Exclude the pictures, then copy all remaining records exactly.

(Source code of charts)
......

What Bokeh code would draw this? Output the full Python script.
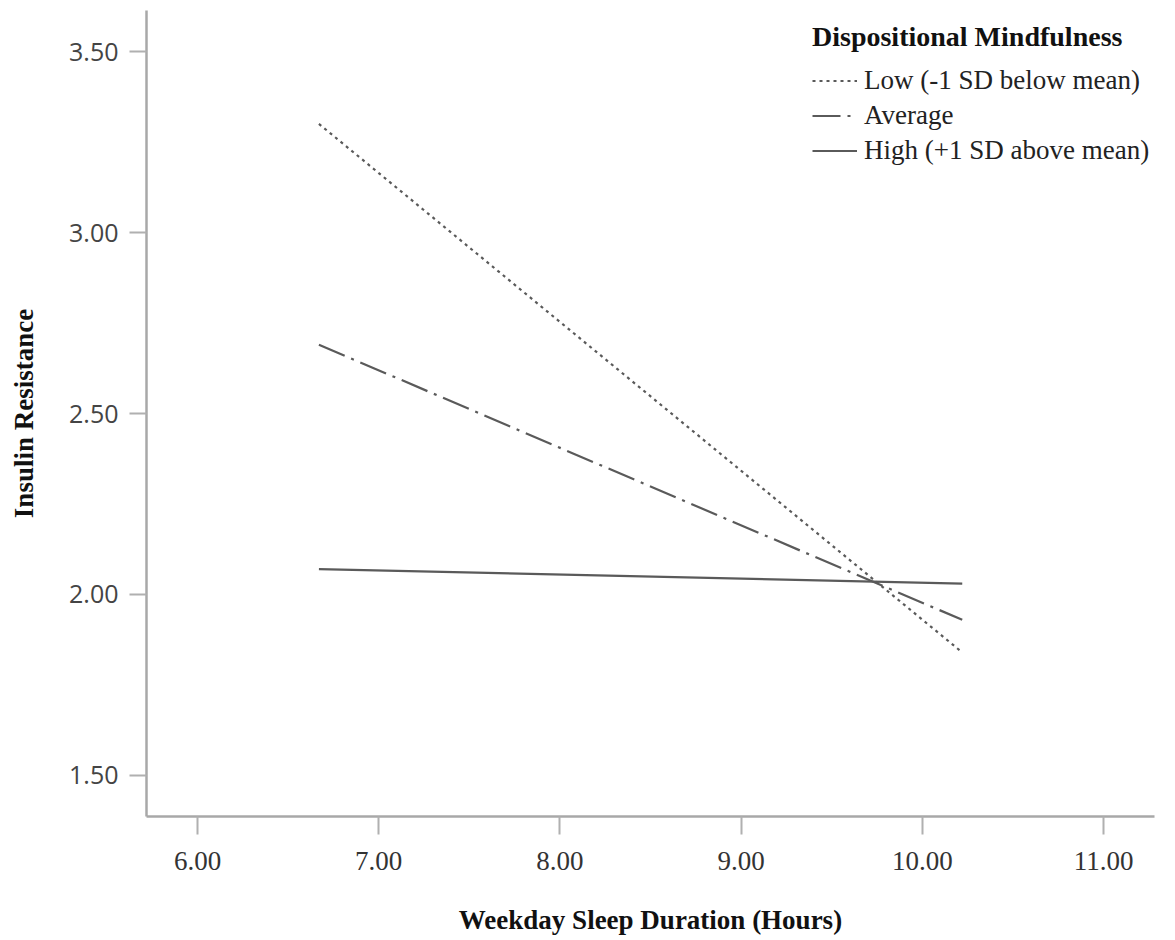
from bokeh.plotting import figure
from bokeh.models import Range1d, FixedTicker, NumeralTickFormatter, Legend, LegendItem
from bokeh.embed import file_html
from bokeh.resources import INLINE

# ---- data ----
sleep_hours = [6.67, 10.22]
low_ir = [3.30, 1.84]
average_ir = [2.69, 1.93]
high_ir = [2.07, 2.03]
x_ticks = [6.0, 7.0, 8.0, 9.0, 10.0, 11.0]
y_ticks = [1.5, 2.0, 2.5, 3.0, 3.5]
series_labels = ["Low (-1 SD below mean)", "Average", "High (+1 SD above mean)"]
legend_title = "Dispositional Mindfulness"
x_title = "Weekday Sleep Duration (Hours)"
y_title = "Insulin Resistance"

SERIF = "Liberation Serif"
SANS = "Open Sans"
LINE_COLOR = "#5a5a5a"

p = figure(
    width=1175, height=940,
    output_backend="svg", toolbar_location=None,
    x_range=Range1d(5.7185, 11.281), y_range=Range1d(1.3867, 3.6133),
    min_border_left=146, min_border_right=21, min_border_top=10, min_border_bottom=124,
)
p.outline_line_color = None
p.xgrid.grid_line_color = None
p.ygrid.grid_line_color = None
p.background_fill_color = "white"
p.border_fill_color = "white"

r_low = p.line(sleep_hours, low_ir, line_color=LINE_COLOR, line_width=2.2, line_dash="3 4")
r_avg = p.line(sleep_hours, average_ir, line_color=LINE_COLOR, line_width=2.2, line_dash="28 7 3 7")
r_high = p.line(sleep_hours, high_ir, line_color=LINE_COLOR, line_width=2.2)

# axes
p.xaxis.ticker = FixedTicker(ticks=x_ticks)
p.yaxis.ticker = FixedTicker(ticks=y_ticks)
p.xaxis.formatter = NumeralTickFormatter(format="0.00")
p.yaxis.formatter = NumeralTickFormatter(format="0.00")
for ax in (p.xaxis, p.yaxis):
    ax.axis_line_color = "#a8a8a8"
    ax.axis_line_width = 2.5
    ax.major_tick_line_color = "#b0b0b0"
    ax.major_tick_line_width = 2
    ax.major_tick_in = 0
    ax.minor_tick_line_color = None
    ax.axis_label_text_font = SERIF
    ax.axis_label_text_font_style = "bold"
    ax.axis_label_text_font_size = "27px"
    ax.axis_label_text_color = "#111111"

p.xaxis.major_tick_out = 18
p.xaxis.major_label_standoff = 17
p.xaxis.major_label_text_font = SERIF
p.xaxis.major_label_text_font_size = "27px"
p.xaxis.major_label_text_color = "#333333"
p.xaxis.axis_label = x_title
p.xaxis.axis_label_standoff = 32

p.yaxis.major_tick_out = 17
p.yaxis.major_label_standoff = 11
p.yaxis.major_label_text_font = SANS
p.yaxis.major_label_text_font_size = "25px"
p.yaxis.major_label_text_color = "#444444"
p.yaxis.axis_label = y_title
p.yaxis.axis_label_standoff = 27

legend = Legend(
    items=[
        LegendItem(label=series_labels[0], renderers=[r_low]),
        LegendItem(label=series_labels[1], renderers=[r_avg]),
        LegendItem(label=series_labels[2], renderers=[r_high]),
    ],
    title=legend_title,
    location=(666, 648),
    margin=0, padding=0,
    spacing=0,
    glyph_width=45, glyph_height=35, label_height=35,
    label_standoff=7,
    title_standoff=10,
    background_fill_alpha=0, border_line_alpha=0,
)
legend.title_text_font = SERIF
legend.title_text_font_style = "bold"
legend.title_text_font_size = "28px"
legend.title_text_color = "#111111"
legend.label_text_font = SERIF
legend.label_text_font_size = "27px"
legend.label_text_color = "#222222"
p.add_layout(legend)

open("out.html", "w").write(file_html(p, INLINE))
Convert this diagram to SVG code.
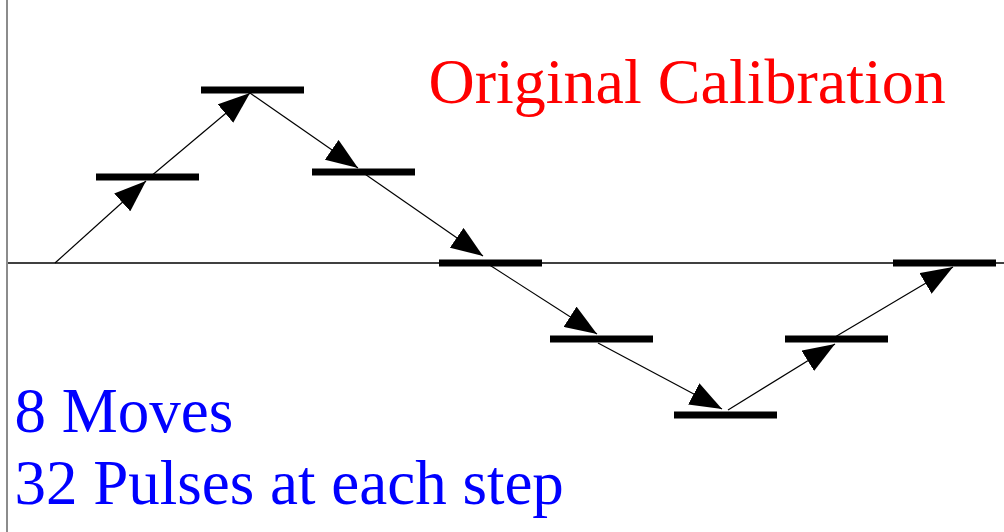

......

▶ _Correct output_:
What Bokeh code would draw this? Output the full Python script.
from bokeh.plotting import figure
from bokeh.models import Range1d, FixedTicker, NumeralTickFormatter, Legend, LegendItem
from bokeh.embed import file_html
from bokeh.resources import INLINE

# ---- data ----
sleep_hours = [6.67, 10.22]
low_ir = [3.30, 1.84]
average_ir = [2.69, 1.93]
high_ir = [2.07, 2.03]
x_ticks = [6.0, 7.0, 8.0, 9.0, 10.0, 11.0]
y_ticks = [1.5, 2.0, 2.5, 3.0, 3.5]
series_labels = ["Low (-1 SD below mean)", "Average", "High (+1 SD above mean)"]
legend_title = "Dispositional Mindfulness"
x_title = "Weekday Sleep Duration (Hours)"
y_title = "Insulin Resistance"

SERIF = "Liberation Serif"
SANS = "Open Sans"
LINE_COLOR = "#5a5a5a"

p = figure(
    width=1175, height=940,
    output_backend="svg", toolbar_location=None,
    x_range=Range1d(5.7185, 11.281), y_range=Range1d(1.3867, 3.6133),
    min_border_left=146, min_border_right=21, min_border_top=10, min_border_bottom=124,
)
p.outline_line_color = None
p.xgrid.grid_line_color = None
p.ygrid.grid_line_color = None
p.background_fill_color = "white"
p.border_fill_color = "white"

r_low = p.line(sleep_hours, low_ir, line_color=LINE_COLOR, line_width=2.2, line_dash="3 4")
r_avg = p.line(sleep_hours, average_ir, line_color=LINE_COLOR, line_width=2.2, line_dash="28 7 3 7")
r_high = p.line(sleep_hours, high_ir, line_color=LINE_COLOR, line_width=2.2)

# axes
p.xaxis.ticker = FixedTicker(ticks=x_ticks)
p.yaxis.ticker = FixedTicker(ticks=y_ticks)
p.xaxis.formatter = NumeralTickFormatter(format="0.00")
p.yaxis.formatter = NumeralTickFormatter(format="0.00")
for ax in (p.xaxis, p.yaxis):
    ax.axis_line_color = "#a8a8a8"
    ax.axis_line_width = 2.5
    ax.major_tick_line_color = "#b0b0b0"
    ax.major_tick_line_width = 2
    ax.major_tick_in = 0
    ax.minor_tick_line_color = None
    ax.axis_label_text_font = SERIF
    ax.axis_label_text_font_style = "bold"
    ax.axis_label_text_font_size = "27px"
    ax.axis_label_text_color = "#111111"

p.xaxis.major_tick_out = 18
p.xaxis.major_label_standoff = 17
p.xaxis.major_label_text_font = SERIF
p.xaxis.major_label_text_font_size = "27px"
p.xaxis.major_label_text_color = "#333333"
p.xaxis.axis_label = x_title
p.xaxis.axis_label_standoff = 32

p.yaxis.major_tick_out = 17
p.yaxis.major_label_standoff = 11
p.yaxis.major_label_text_font = SANS
p.yaxis.major_label_text_font_size = "25px"
p.yaxis.major_label_text_color = "#444444"
p.yaxis.axis_label = y_title
p.yaxis.axis_label_standoff = 27

legend = Legend(
    items=[
        LegendItem(label=series_labels[0], renderers=[r_low]),
        LegendItem(label=series_labels[1], renderers=[r_avg]),
        LegendItem(label=series_labels[2], renderers=[r_high]),
    ],
    title=legend_title,
    location=(666, 648),
    margin=0, padding=0,
    spacing=0,
    glyph_width=45, glyph_height=35, label_height=35,
    label_standoff=7,
    title_standoff=10,
    background_fill_alpha=0, border_line_alpha=0,
)
legend.title_text_font = SERIF
legend.title_text_font_style = "bold"
legend.title_text_font_size = "28px"
legend.title_text_color = "#111111"
legend.label_text_font = SERIF
legend.label_text_font_size = "27px"
legend.label_text_color = "#222222"
p.add_layout(legend)

open("out.html", "w").write(file_html(p, INLINE))
Convert this diagram to SVG code.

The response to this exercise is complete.